**DATASET EXCERPT**
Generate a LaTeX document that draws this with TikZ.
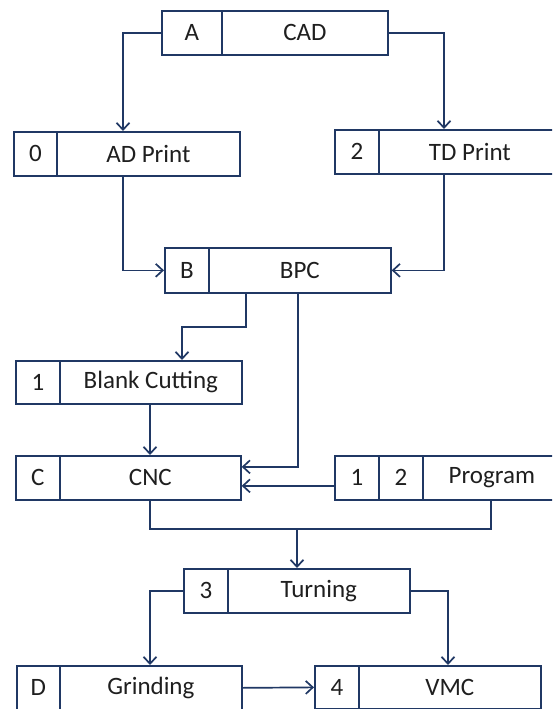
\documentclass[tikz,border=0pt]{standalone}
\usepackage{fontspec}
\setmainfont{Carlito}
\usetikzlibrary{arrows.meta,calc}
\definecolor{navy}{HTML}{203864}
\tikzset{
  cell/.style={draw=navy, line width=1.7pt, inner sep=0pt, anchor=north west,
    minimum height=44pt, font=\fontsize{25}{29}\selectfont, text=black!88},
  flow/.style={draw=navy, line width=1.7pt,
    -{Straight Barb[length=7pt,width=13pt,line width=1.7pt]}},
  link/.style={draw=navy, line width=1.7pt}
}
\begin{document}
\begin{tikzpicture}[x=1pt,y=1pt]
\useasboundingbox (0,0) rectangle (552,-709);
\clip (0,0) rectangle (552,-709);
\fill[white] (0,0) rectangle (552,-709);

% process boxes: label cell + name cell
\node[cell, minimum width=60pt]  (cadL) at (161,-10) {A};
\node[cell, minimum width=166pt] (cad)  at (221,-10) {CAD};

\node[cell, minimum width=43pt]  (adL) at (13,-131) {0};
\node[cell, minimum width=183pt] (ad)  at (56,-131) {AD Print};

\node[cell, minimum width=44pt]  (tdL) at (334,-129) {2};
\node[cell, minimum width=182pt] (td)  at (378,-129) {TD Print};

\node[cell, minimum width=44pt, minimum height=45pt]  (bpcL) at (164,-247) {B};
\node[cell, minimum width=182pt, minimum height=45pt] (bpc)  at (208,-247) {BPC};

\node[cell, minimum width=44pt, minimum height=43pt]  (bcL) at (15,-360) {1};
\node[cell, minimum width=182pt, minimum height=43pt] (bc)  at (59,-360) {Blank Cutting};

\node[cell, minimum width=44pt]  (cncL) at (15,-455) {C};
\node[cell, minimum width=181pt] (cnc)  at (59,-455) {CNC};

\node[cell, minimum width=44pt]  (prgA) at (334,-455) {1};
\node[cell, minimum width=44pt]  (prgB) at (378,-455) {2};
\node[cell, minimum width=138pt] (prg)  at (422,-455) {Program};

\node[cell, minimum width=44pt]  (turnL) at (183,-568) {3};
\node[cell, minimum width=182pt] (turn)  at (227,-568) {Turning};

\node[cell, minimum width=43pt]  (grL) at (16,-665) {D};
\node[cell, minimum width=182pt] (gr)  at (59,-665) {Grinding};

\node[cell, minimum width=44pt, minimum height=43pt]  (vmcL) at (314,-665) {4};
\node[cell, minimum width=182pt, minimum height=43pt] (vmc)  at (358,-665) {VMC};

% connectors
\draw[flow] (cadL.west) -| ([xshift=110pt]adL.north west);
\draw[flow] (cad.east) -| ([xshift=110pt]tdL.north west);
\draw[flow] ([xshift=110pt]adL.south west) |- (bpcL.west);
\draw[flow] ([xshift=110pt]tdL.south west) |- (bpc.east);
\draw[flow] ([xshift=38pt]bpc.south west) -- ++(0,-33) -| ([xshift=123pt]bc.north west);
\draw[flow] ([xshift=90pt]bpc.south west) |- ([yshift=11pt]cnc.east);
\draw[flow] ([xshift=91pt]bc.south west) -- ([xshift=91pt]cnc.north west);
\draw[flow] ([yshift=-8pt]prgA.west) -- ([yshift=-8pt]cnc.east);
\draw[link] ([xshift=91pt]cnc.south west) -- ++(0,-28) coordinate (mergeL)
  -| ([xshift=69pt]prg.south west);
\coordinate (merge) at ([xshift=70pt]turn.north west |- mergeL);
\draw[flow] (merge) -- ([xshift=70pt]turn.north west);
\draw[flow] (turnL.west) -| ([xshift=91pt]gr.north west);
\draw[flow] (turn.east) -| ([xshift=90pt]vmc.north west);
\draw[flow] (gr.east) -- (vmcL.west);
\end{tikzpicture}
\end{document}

**WHAT YOU HAVE TO DO**
Reproduce the material above exactly, first line through the line that contains "minimum width=182pt] (td)", minus the pictures.

**SOLUTION FOR THIS EXERCISE**
Generate a LaTeX document that draws this with TikZ.
\documentclass[tikz,border=0pt]{standalone}
\usepackage{fontspec}
\setmainfont{Carlito}
\usetikzlibrary{arrows.meta,calc}
\definecolor{navy}{HTML}{203864}
\tikzset{
  cell/.style={draw=navy, line width=1.7pt, inner sep=0pt, anchor=north west,
    minimum height=44pt, font=\fontsize{25}{29}\selectfont, text=black!88},
  flow/.style={draw=navy, line width=1.7pt,
    -{Straight Barb[length=7pt,width=13pt,line width=1.7pt]}},
  link/.style={draw=navy, line width=1.7pt}
}
\begin{document}
\begin{tikzpicture}[x=1pt,y=1pt]
\useasboundingbox (0,0) rectangle (552,-709);
\clip (0,0) rectangle (552,-709);
\fill[white] (0,0) rectangle (552,-709);

% process boxes: label cell + name cell
\node[cell, minimum width=60pt]  (cadL) at (161,-10) {A};
\node[cell, minimum width=166pt] (cad)  at (221,-10) {CAD};

\node[cell, minimum width=43pt]  (adL) at (13,-131) {0};
\node[cell, minimum width=183pt] (ad)  at (56,-131) {AD Print};

\node[cell, minimum width=44pt]  (tdL) at (334,-129) {2};
\node[cell, minimum width=182pt] (td)  at (378,-129) {TD Print};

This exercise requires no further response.